Neutron stars with unusually strong magnetic dipole fields B_dipole ~ 10^14 - 10^15 G, can form when conditions for efficient helical dynamo action are met during the first few seconds after gravitational collapse. Such high-field neutron stars, "magnetars," initially rotate with short periods ~ 1 ms, but quickly lose most of their rotational energy via magnetic braking, giving a large energy boost to the associated supernova explosion. Several mechanisms unique to magnetars can plausibly generate large (~ 1000 km/s) recoil velocities. These include anisotropic neutrino emission, core rotational instability and fragmentation, and/or anisotropic magnetic winds.

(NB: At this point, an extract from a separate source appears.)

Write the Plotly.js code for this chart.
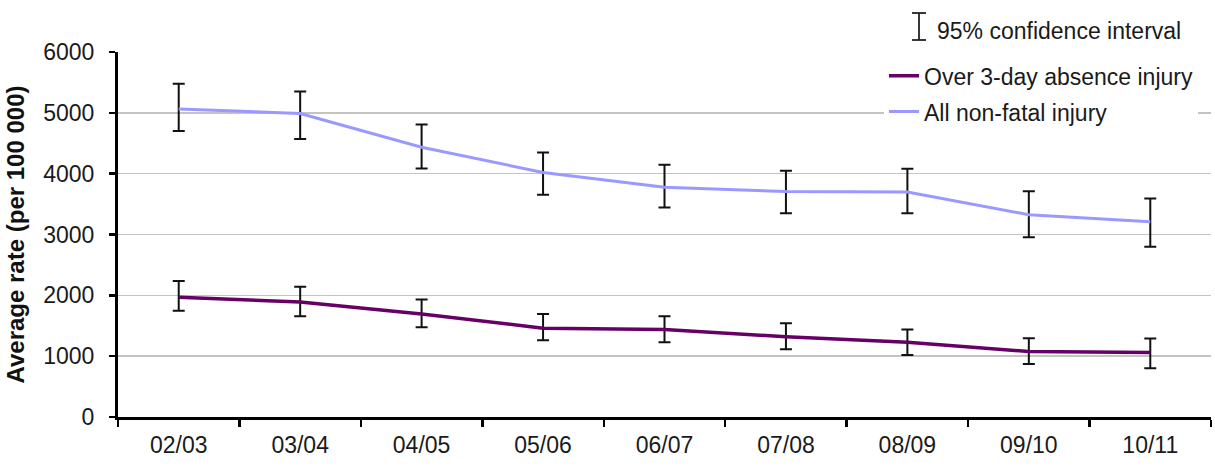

Magnetars are relatively difficult to detect because they drop below the radio death line faster than ordinary pulsars, and because they probably do not remain bound in binary systems. We conjecture that their main observational signature is gamma-ray bursts powered by their vast reservoirs of magnetic energy. If they acquire large recoils, most magnetars are unbound from the Galaxy or reside in an extended, weakly bound Galactic corona. There is evidence that the soft gamma repeaters are young magnetars.

Finally, we note that a convective dynamo can also generate a very strong dipole field after the merger of a neutron star binary, but only if the merged star survives for as long as ~ 10-100 ms.